| WHAT TO PRODUCE |
Return only the lines from the top of the data down to the one that holds "(0,0) rectangle (785,559);", both included, without any pictures.

# # # #

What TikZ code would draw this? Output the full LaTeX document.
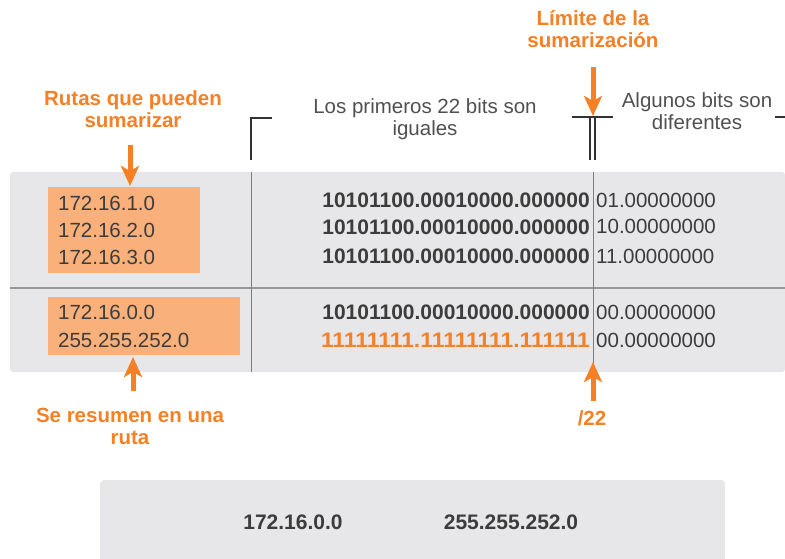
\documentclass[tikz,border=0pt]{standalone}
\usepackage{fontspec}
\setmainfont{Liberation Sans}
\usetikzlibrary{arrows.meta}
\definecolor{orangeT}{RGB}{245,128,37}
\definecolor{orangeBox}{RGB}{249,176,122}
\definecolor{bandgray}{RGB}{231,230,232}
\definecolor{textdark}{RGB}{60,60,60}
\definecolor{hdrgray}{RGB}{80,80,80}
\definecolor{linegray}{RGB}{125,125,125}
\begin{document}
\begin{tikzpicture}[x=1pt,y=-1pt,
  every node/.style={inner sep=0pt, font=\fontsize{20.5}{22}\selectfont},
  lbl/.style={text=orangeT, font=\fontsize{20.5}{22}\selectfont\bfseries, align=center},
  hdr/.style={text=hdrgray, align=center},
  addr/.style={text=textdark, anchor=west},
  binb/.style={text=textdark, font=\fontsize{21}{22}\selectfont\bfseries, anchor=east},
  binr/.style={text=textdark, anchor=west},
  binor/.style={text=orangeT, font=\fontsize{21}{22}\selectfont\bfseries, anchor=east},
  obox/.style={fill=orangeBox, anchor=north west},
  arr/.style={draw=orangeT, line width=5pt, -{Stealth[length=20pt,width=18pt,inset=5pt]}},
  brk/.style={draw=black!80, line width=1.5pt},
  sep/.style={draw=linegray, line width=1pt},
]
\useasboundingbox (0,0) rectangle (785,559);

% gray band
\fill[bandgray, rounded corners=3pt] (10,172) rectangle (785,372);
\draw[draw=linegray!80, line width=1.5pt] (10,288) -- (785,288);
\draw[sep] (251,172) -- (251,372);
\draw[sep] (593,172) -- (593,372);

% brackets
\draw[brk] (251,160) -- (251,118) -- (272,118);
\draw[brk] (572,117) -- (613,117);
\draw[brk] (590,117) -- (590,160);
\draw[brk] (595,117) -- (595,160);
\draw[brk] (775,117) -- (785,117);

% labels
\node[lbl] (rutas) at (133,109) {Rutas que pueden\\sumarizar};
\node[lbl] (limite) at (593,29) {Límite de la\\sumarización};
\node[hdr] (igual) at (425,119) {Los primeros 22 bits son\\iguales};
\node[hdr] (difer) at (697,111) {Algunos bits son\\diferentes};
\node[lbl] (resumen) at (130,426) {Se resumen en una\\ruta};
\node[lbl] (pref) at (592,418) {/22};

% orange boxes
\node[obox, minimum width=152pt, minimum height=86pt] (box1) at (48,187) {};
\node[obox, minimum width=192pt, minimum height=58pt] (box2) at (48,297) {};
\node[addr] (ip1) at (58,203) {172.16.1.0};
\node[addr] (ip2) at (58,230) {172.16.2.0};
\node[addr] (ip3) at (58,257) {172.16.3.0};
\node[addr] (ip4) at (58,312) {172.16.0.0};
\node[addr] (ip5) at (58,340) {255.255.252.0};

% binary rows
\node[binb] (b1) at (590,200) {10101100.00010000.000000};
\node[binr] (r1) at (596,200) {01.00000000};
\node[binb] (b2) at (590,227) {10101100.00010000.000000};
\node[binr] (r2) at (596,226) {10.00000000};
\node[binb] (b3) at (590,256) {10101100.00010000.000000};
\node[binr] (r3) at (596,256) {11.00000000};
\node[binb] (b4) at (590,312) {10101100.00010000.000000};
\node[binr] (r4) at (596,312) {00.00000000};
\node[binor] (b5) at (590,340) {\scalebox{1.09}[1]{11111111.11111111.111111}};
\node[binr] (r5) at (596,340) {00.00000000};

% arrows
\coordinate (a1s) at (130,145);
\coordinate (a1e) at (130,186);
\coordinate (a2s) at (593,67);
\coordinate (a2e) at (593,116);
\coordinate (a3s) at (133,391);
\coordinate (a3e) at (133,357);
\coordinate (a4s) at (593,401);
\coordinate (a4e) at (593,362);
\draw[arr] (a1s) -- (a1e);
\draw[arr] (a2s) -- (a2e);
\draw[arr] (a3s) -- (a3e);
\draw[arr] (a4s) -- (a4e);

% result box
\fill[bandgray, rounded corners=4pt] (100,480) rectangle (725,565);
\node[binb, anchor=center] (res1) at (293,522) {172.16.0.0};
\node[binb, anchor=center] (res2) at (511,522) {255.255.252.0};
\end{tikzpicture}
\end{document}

# # # #

| REPLY |
What TikZ code would draw this? Output the full LaTeX document.
\documentclass[tikz,border=0pt]{standalone}
\usepackage{fontspec}
\setmainfont{Liberation Sans}
\usetikzlibrary{arrows.meta}
\definecolor{orangeT}{RGB}{245,128,37}
\definecolor{orangeBox}{RGB}{249,176,122}
\definecolor{bandgray}{RGB}{231,230,232}
\definecolor{textdark}{RGB}{60,60,60}
\definecolor{hdrgray}{RGB}{80,80,80}
\definecolor{linegray}{RGB}{125,125,125}
\begin{document}
\begin{tikzpicture}[x=1pt,y=-1pt,
  every node/.style={inner sep=0pt, font=\fontsize{20.5}{22}\selectfont},
  lbl/.style={text=orangeT, font=\fontsize{20.5}{22}\selectfont\bfseries, align=center},
  hdr/.style={text=hdrgray, align=center},
  addr/.style={text=textdark, anchor=west},
  binb/.style={text=textdark, font=\fontsize{21}{22}\selectfont\bfseries, anchor=east},
  binr/.style={text=textdark, anchor=west},
  binor/.style={text=orangeT, font=\fontsize{21}{22}\selectfont\bfseries, anchor=east},
  obox/.style={fill=orangeBox, anchor=north west},
  arr/.style={draw=orangeT, line width=5pt, -{Stealth[length=20pt,width=18pt,inset=5pt]}},
  brk/.style={draw=black!80, line width=1.5pt},
  sep/.style={draw=linegray, line width=1pt},
]
\useasboundingbox (0,0) rectangle (785,559);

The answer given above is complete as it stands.